ثُمَّ صَرَّحَ بِمَفْهُوْمِ قَوْلِهِ سَابِقًا إِذَا عُلِمَ قَدْرُهَا بِقَوْلِهِ هُنَّا
Kemudian mushannif menjelaskan mafhum perkataan beliau yang sudah lewat yaitu, “ketika ukuran hutang-hutangnya diketahui”, dengan perkataan beliau di sini,


(وَلَا يَصِحُّ ضَمَانُ الْمَجْهُوْلِ) كَقَوْلِهِ بِعْ فُلَانًا كَذَا وَعَلَيَّ ضَمَانُ الثَّمَنِ
Tidak sah mendhaman hutang yang tidak diketahui kadarnya, seperti ucapan seseorang, “juallah barang tersebut pada fulan, dan saya yang akan menanggung tsamannya.”


(وَلَا) ضَمَانُ (مَا لَمْ يَجِبْ) كَضَمَانِ مِائَةٍ تَجِبُ عَلَى زَيْدٍ فِي الْمُسْتَقْبَلِ
Dan tidak sah mendhaman hutang yang belum tetap, seperti mendhaman uang seratus yang akan menjadi tanggungan zaid di masa mendatang.

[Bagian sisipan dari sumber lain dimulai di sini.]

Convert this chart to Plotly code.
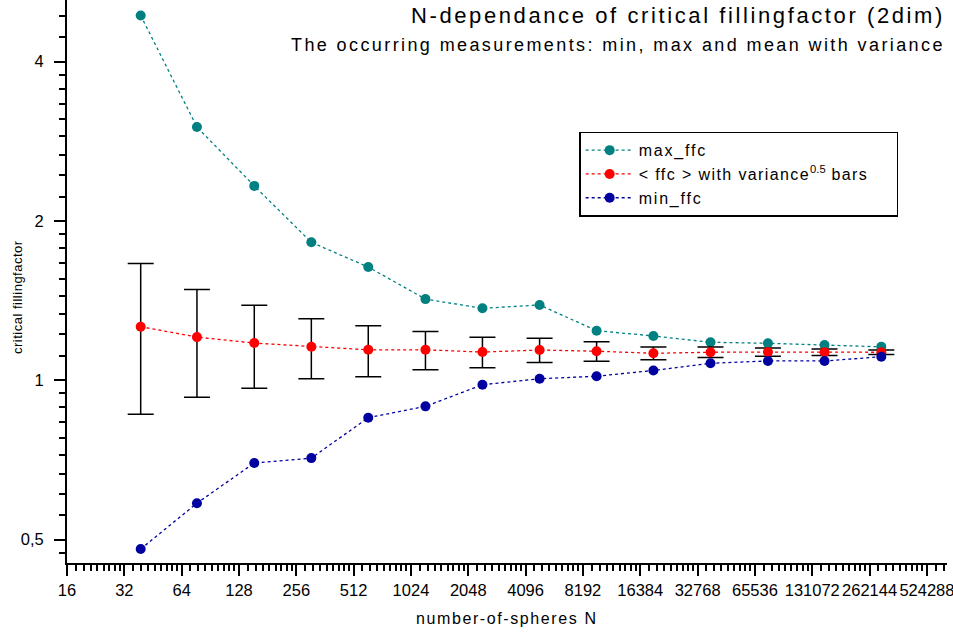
import plotly.graph_objects as go

# Number of spheres N per run
n_spheres = [39, 77, 154, 307, 611, 1220, 2430, 4850, 9660, 19200, 38300, 76700, 152000, 302000]

# Critical filling factor: maximum, mean, minimum and square root of variance
max_ffc = [4.89, 3.01, 2.33, 1.823, 1.637, 1.424, 1.368, 1.388, 1.241, 1.213, 1.180, 1.175, 1.166, 1.157]
mean_ffc = [1.263, 1.207, 1.176, 1.157, 1.142, 1.142, 1.131, 1.141, 1.135, 1.125, 1.130, 1.131, 1.130, 1.130]
sd_ffc = [0.400, 0.278, 0.210, 0.150, 0.126, 0.095, 0.075, 0.060, 0.048, 0.031, 0.026, 0.020, 0.016, 0.011]
min_ffc = [0.480, 0.586, 0.698, 0.713, 0.850, 0.893, 0.981, 1.007, 1.018, 1.044, 1.077, 1.088, 1.088, 1.108]

# Axis ticks
x_tickvals = [2 ** k for k in range(4, 20)]
x_ticktext = [str(v) for v in x_tickvals]
y_tickvals = [0.5, 1, 2, 4]
y_ticktext = ["0,5", "1", "2", "4"]

FONT = "Liberation Sans, Arial, sans-serif"


def spaced(text, px):
    """Wrap text in a span with extra letter spacing."""
    return f'<span style="letter-spacing:{px}px">{text}</span>'


# Minor ticks: each octave split into nine linear steps
x_minor = [2 ** k * (1 + j / 9) for k in range(4, 20) for j in range(1, 9)]
y_minor = [2 ** k * (1 + j / 9) for k in range(-2, 3) for j in range(1, 9)]

fig = go.Figure()

fig.add_trace(go.Scatter(
    x=n_spheres, y=max_ffc, mode="lines+markers",
    name=spaced("max_ffc", 1.8),
    line=dict(color="#008080", width=1.3, dash="dot"),
    marker=dict(color="#008080", size=10),
))
fig.add_trace(go.Scatter(
    x=n_spheres, y=mean_ffc, mode="lines+markers",
    name=(spaced("&lt; ffc &gt; with variance", 1.4) + "<sup>0.5</sup>"
          + spaced(" bars&nbsp;&nbsp;&nbsp;&nbsp;", 1.4)),
    line=dict(color="#FF0000", width=1.3, dash="dot"),
    marker=dict(color="#FF0000", size=10),
    error_y=dict(type="data", array=sd_ffc, symmetric=True,
                 color="black", thickness=1.5, width=13),
))
fig.add_trace(go.Scatter(
    x=n_spheres, y=min_ffc, mode="lines+markers",
    name=spaced("min_ffc", 1.8),
    line=dict(color="#0000A0", width=1.3, dash="dot"),
    marker=dict(color="#0000A0", size=10),
))

fig.update_layout(
    width=953, height=633,
    margin=dict(l=67, r=6, t=0, b=70),
    paper_bgcolor="white", plot_bgcolor="white",
    font=dict(family=FONT, color="black"),
    showlegend=True,
    legend=dict(
        x=0.582, y=0.766, xanchor="left", yanchor="top",
        bgcolor="white", bordercolor="black", borderwidth=1.5,
        font=dict(size=16, family=FONT), tracegroupgap=0,
        itemwidth=48,
    ),
    xaxis=dict(
        type="log", range=[1.2041, 5.825],
        tickmode="array", tickvals=x_tickvals, ticktext=x_ticktext,
        ticks="outside", ticklen=11, tickwidth=2, tickcolor="black",
        showline=True, linecolor="black", linewidth=2,
        showgrid=False, zeroline=False, ticklabeloverflow="allow",
        tickfont=dict(size=16.5, family=FONT),
        minor=dict(tickmode="array", tickvals=x_minor, ticks="outside",
                   ticklen=6, tickwidth=1.5, tickcolor="black", showgrid=False),
    ),
    yaxis=dict(
        type="log", range=[-0.3451, 0.7186],
        tickmode="array", tickvals=y_tickvals, ticktext=y_ticktext,
        ticks="outside", ticklen=11, tickwidth=2, tickcolor="black",
        showline=True, linecolor="black", linewidth=2,
        showgrid=False, zeroline=False, ticklabelstandoff=7,
        tickfont=dict(size=16.5, family=FONT),
        minor=dict(tickmode="array", tickvals=y_minor, ticks="outside",
                   ticklen=6, tickwidth=1.5, tickcolor="black", showgrid=False),
    ),
    annotations=[
        dict(text=spaced("N-dependance of critical fillingfactor (2dim)", 2.6),
             xref="paper", yref="paper", x=1.0, y=0.973,
             xanchor="right", yanchor="middle", showarrow=False,
             font=dict(size=22, family=FONT)),
        dict(text=spaced("The occurring measurements: min, max and mean with variance", 2.4),
             xref="paper", yref="paper", x=1.0, y=0.920,
             xanchor="right", yanchor="middle", showarrow=False,
             font=dict(size=18, family=FONT)),
        dict(text=spaced("number-of-spheres N", 1.6),
             xref="paper", yref="paper", x=0.5, y=-0.0977,
             xanchor="center", yanchor="middle", showarrow=False,
             font=dict(size=16, family=FONT)),
        dict(text=spaced("critical fillingfactor", 0.5),
             xref="paper", yref="paper", x=-0.0557, y=0.4725,
             xanchor="center", yanchor="middle", showarrow=False,
             textangle=-90, font=dict(size=13, family=FONT)),
    ],
)

fig.write_html("out.html")
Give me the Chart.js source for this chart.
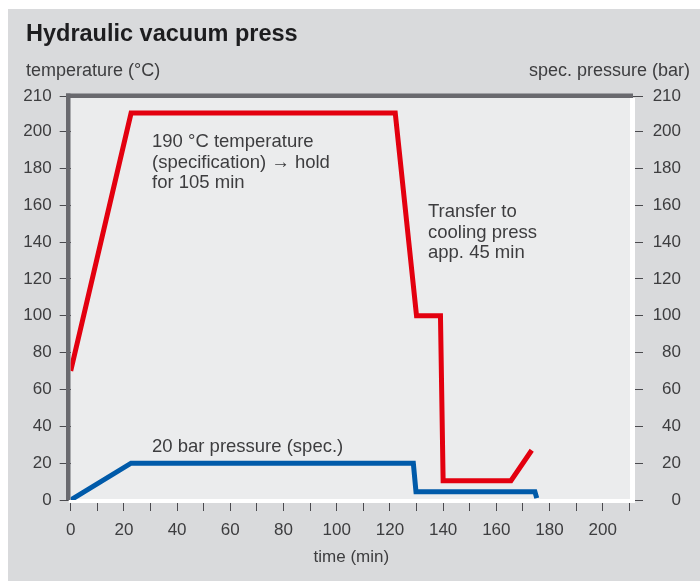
<!DOCTYPE html>
<html>
<head>
<meta charset="utf-8">
<title>Hydraulic vacuum press</title>
<script src="https://cdn.jsdelivr.net/npm/chart.js@4.4.1/dist/chart.umd.min.js"></script>
<style>
  html, body { margin: 0; padding: 0; background: #fff; }
  #wrap { width: 700px; height: 581px; }
</style>
</head>
<body>
<div id="wrap"><canvas id="pressChart" width="700" height="581"></canvas></div>
<script>
// temperature curve (°C over minutes)
const tempTime   = [0, 22.7, 122, 130, 139, 140, 165.5, 173.3];
const tempValues = [70, 210, 210, 100, 100, 10.5, 10.5, 27];

// pressure curve (bar over minutes)
const pressTime   = [0, 22.7, 128.8, 129.8, 174.5, 175.2];
const pressValues = [0, 20, 20, 4.5, 4.5, 1];

// axis ticks
const xTickValues = [0, 10, 20, 30, 40, 50, 60, 70, 80, 90, 100, 110, 120, 130, 140, 150, 160, 170, 180, 190, 200, 210];
const xTickLabels = ['0', '', '20', '', '40', '', '60', '', '80', '', '100', '', '120', '', '140', '', '160', '', '180', '', '200', ''];
const yTickValues = [0, 20, 40, 60, 80, 100, 120, 140, 160, 180, 200, 219];
const yTickLabels = ['0', '20', '40', '60', '80', '100', '120', '140', '160', '180', '200', '210'];

const FONT = '"Liberation Sans", Arial, sans-serif';
const TEXT = '#3d3d3f';
const AXIS = '#69696e';

function toPoints(xs, ys) {
    return xs.map((x, i) => ({ x: x, y: ys[i] }));
}

function setTicks(values) {
    return scale => { scale.ticks = values.map(v => ({ value: v })); };
}

// background panel, plot frame and the text labels
const frame = {
    id: 'frame',
    beforeDraw(chart) {
        const { ctx, chartArea: a } = chart;
        ctx.save();
        ctx.fillStyle = '#ffffff';
        ctx.fillRect(0, 0, chart.width, chart.height);
        ctx.fillStyle = '#d9dadc';
        ctx.fillRect(8, 9, chart.width - 8, chart.height - 9);
        ctx.fillStyle = '#ebeced';
        ctx.fillRect(a.left - 1, a.top, a.right - a.left + 1, a.bottom - a.top);

        ctx.fillStyle = '#1d1d1f';
        ctx.font = 'bold 23.5px ' + FONT;
        ctx.textBaseline = 'alphabetic';
        ctx.textAlign = 'left';
        ctx.fillText('Hydraulic vacuum press', 26, 41);

        ctx.fillStyle = TEXT;
        ctx.font = '18px ' + FONT;
        ctx.fillText('temperature (°C)', 26, 76);
        ctx.textAlign = 'right';
        ctx.fillText('spec. pressure (bar)', 690, 76);
        ctx.restore();
    },
    beforeDatasetsDraw(chart) {
        const { ctx, chartArea: a } = chart;
        ctx.save();
        ctx.fillStyle = '#ffffff';
        ctx.fillRect(a.right - 2, a.top + 1.5, 5, a.bottom - a.top + 1.5);
        ctx.fillRect(a.left - 2, a.bottom - 1, a.right - a.left + 5, 4);
        ctx.fillStyle = AXIS;
        ctx.fillRect(a.left - 4.7, a.top - 3, a.right - a.left + 5.7, 4.5);
        ctx.fillRect(a.left - 4.7, a.top - 3, 4.5, a.bottom - a.top + 3);
        ctx.restore();
    },
    afterDatasetsDraw(chart) {
        const ctx = chart.ctx;
        ctx.save();
        ctx.fillStyle = TEXT;
        ctx.font = '18.5px ' + FONT;
        ctx.textAlign = 'left';
        ctx.textBaseline = 'alphabetic';
        ctx.fillText('190 °C temperature', 152, 146.5);
        ctx.fillText('(specification) → hold', 152, 167.5);
        ctx.fillText('for 105 min', 152, 188);
        ctx.fillText('Transfer to', 428, 216.5);
        ctx.fillText('cooling press', 428, 237.5);
        ctx.fillText('app. 45 min', 428, 258);
        ctx.fillText('20 bar pressure (spec.)', 152, 451.5);
        ctx.restore();
    }
};

const tickFont = { family: FONT, size: 17 };
const tickGrid = { drawOnChartArea: false, drawTicks: true, tickLength: 11, tickColor: '#4a4a4e', tickWidth: 1 };

const pressChart = new Chart(document.getElementById('pressChart').getContext('2d'), {
    type: 'line',
    data: {
        datasets: [{
            label: 'temperature (°C)',
            data: toPoints(tempTime, tempValues),
            borderColor: '#e3000f',
            borderWidth: 5,
            borderJoinStyle: 'miter',
            pointRadius: 0,
            tension: 0,
            fill: false,
            yAxisID: 'y'
        }, {
            label: 'spec. pressure (bar)',
            data: toPoints(pressTime, pressValues),
            borderColor: '#005aa9',
            borderWidth: 5,
            borderJoinStyle: 'miter',
            pointRadius: 0,
            tension: 0,
            fill: false,
            yAxisID: 'y2'
        }]
    },
    options: {
        responsive: false,
        animation: false,
        layout: { padding: { top: 96.5, right: 19, bottom: 0, left: 0 } },
        plugins: { legend: { display: false }, tooltip: { enabled: false } },
        scales: {
            x: {
                type: 'linear',
                min: 0,
                max: 211,
                afterBuildTicks: setTicks(xTickValues),
                afterFit: scale => { scale.height = 81; },
                border: { display: false },
                grid: tickGrid,
                ticks: {
                    autoSkip: false,
                    maxRotation: 0,
                    padding: 9,
                    color: TEXT,
                    font: tickFont,
                    callback: (v, i) => xTickLabels[i]
                },
                title: {
                    display: true,
                    text: 'time (min)',
                    color: TEXT,
                    font: { family: FONT, size: 17 },
                    padding: { top: 0, bottom: 13 }
                }
            },
            y: {
                position: 'left',
                min: 0,
                max: 219,
                afterBuildTicks: setTicks(yTickValues),
                afterFit: scale => { scale.width = 70.7; },
                border: { display: false },
                grid: tickGrid,
                ticks: { padding: 8, color: TEXT, font: tickFont, callback: (v, i) => yTickLabels[i] }
            },
            y2: {
                position: 'right',
                min: 0,
                max: 219,
                afterBuildTicks: setTicks(yTickValues),
                afterFit: scale => { scale.width = 49; },
                border: { display: false },
                grid: tickGrid,
                ticks: { crossAlign: 'far', padding: 8, color: TEXT, font: tickFont, callback: (v, i) => yTickLabels[i] }
            }
        }
    },
    plugins: [frame]
});
</script>
</body>
</html>
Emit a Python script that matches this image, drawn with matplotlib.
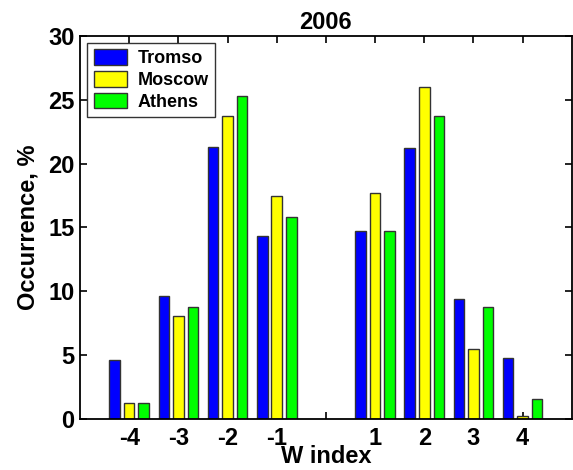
import numpy as np
import matplotlib
matplotlib.use('Agg')
import matplotlib.pyplot as plt

# W index categories (no bars at 0)
w_index = [-4, -3, -2, -1, 1, 2, 3, 4]

# occurrence (%)
tromso = [4.6, 9.6, 21.3, 14.35, 14.7, 21.2, 9.4, 4.8]
moscow = [1.25, 8.1, 23.75, 17.5, 17.7, 26.0, 5.5, 0.2]
athens = [1.25, 8.8, 25.3, 15.85, 14.7, 23.75, 8.8, 1.55]

series_names = ['Tromso', 'Moscow', 'Athens']
series_colors = ['#0000ff', '#ffff00', '#00ff00']

plt.rcParams['font.family'] = ['Liberation Sans', 'DejaVu Sans']
plt.rcParams['font.weight'] = 'bold'

fig = plt.figure(figsize=(5.73, 4.7), dpi=100)
ax = fig.add_axes([0.1396, 0.1085, 0.8584, 0.815])
ax.set_axisbelow(True)

x = np.array(w_index, dtype=float)
offset = 0.295
width = 0.215
for i, (vals, name, col) in enumerate(zip([tromso, moscow, athens], series_names, series_colors)):
    ax.bar(x + (i - 1) * offset, vals, width, color=col, edgecolor='#333333',
           linewidth=1.0, label=name)

ax.set_xlim(-5, 5)
ax.set_ylim(0, 30)
ax.set_xticks(range(-4, 5))
ax.set_xticklabels(['-4', '-3', '-2', '-1', '', '1', '2', '3', '4'])
ax.set_yticks(range(0, 31, 5))

ax.tick_params(direction='in', length=5, width=1.2, top=True, right=True,
               labelsize=17, pad=6)
ax.tick_params(axis='y', pad=4)
for lab in ax.get_xticklabels() + ax.get_yticklabels():
    lab.set_fontweight('bold')
for sp in ax.spines.values():
    sp.set_linewidth(1.3)

ax.set_title('2006', fontsize=17, fontweight='bold', pad=5)
ax.set_xlabel('W index', fontsize=17, fontweight='bold', labelpad=-4)
ax.set_ylabel('Occurrence, %', fontsize=17, fontweight='bold', labelpad=6)

leg = ax.legend(loc='upper left', prop={'weight': 'bold', 'size': 13},
                handlelength=1.85, handleheight=0.95, handletextpad=0.6,
                labelspacing=0.2, borderpad=0.35, borderaxespad=0.4,
                fancybox=False, edgecolor='#333333', framealpha=1)
leg.get_frame().set_linewidth(1.0)

fig.savefig('out.png', dpi=100)
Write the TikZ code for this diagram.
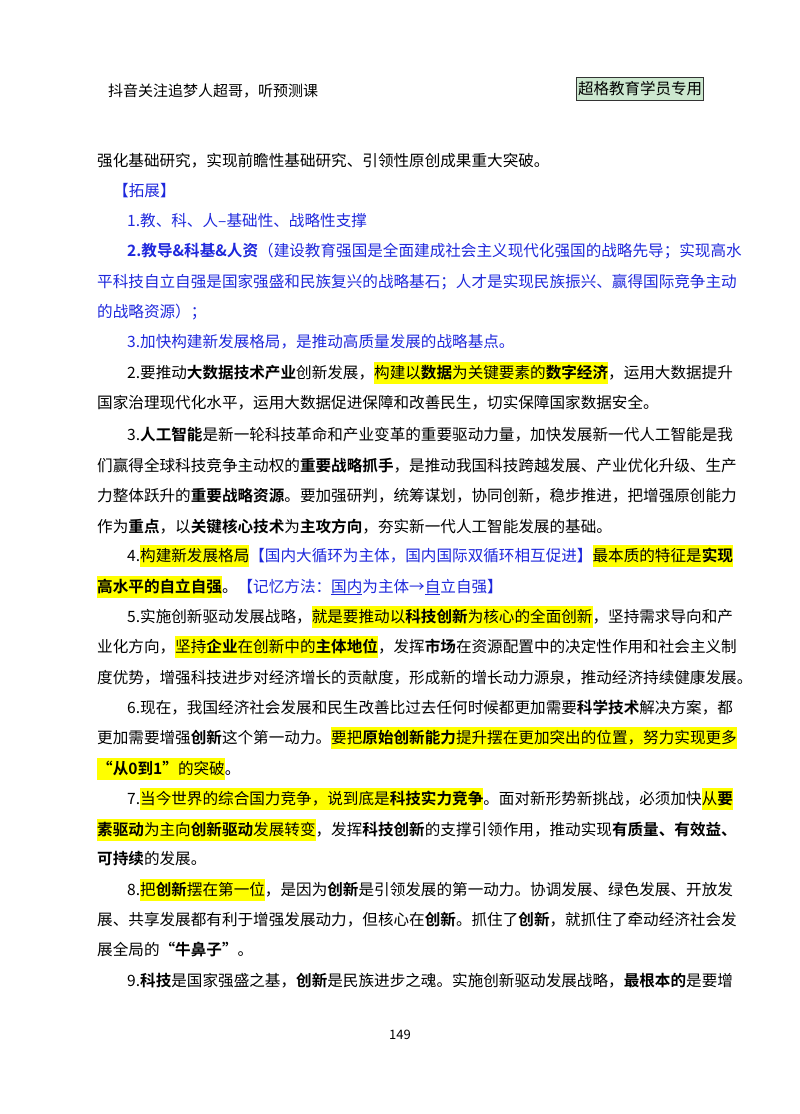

(إِلَّا دَرْكَ الْمَبِيْعِ) أَيْ ضَمَانَ دَرْكِ الْمَبِيْعِ
Kecuali permasalahan “dark al mabi’” maksudnya mendhaman dark al mabi’.


بِأَنْ يَضْمَنَ لِلْمُشْتَرِيْ الثَّمَنَ إِنْ خَرَجَ الْمَبِيْعُ مُسْتَحَقًّا
Dengan praktek seseorang sanggup menanggung tsaman kepada si pembeli seandainya barang yang dijual ternyata milik orang.


أَوْ يَضْمَنَ لِلْبَائِعِ الْمَبِيْعَ إِنْ خَرَجَ الثَّمَنُ مُسْتَحَقًّا
Atau seseorang sanggup menanggung barang yang dijual kepada penjual seandainya uang yang dibayarkan ternyata milik orang.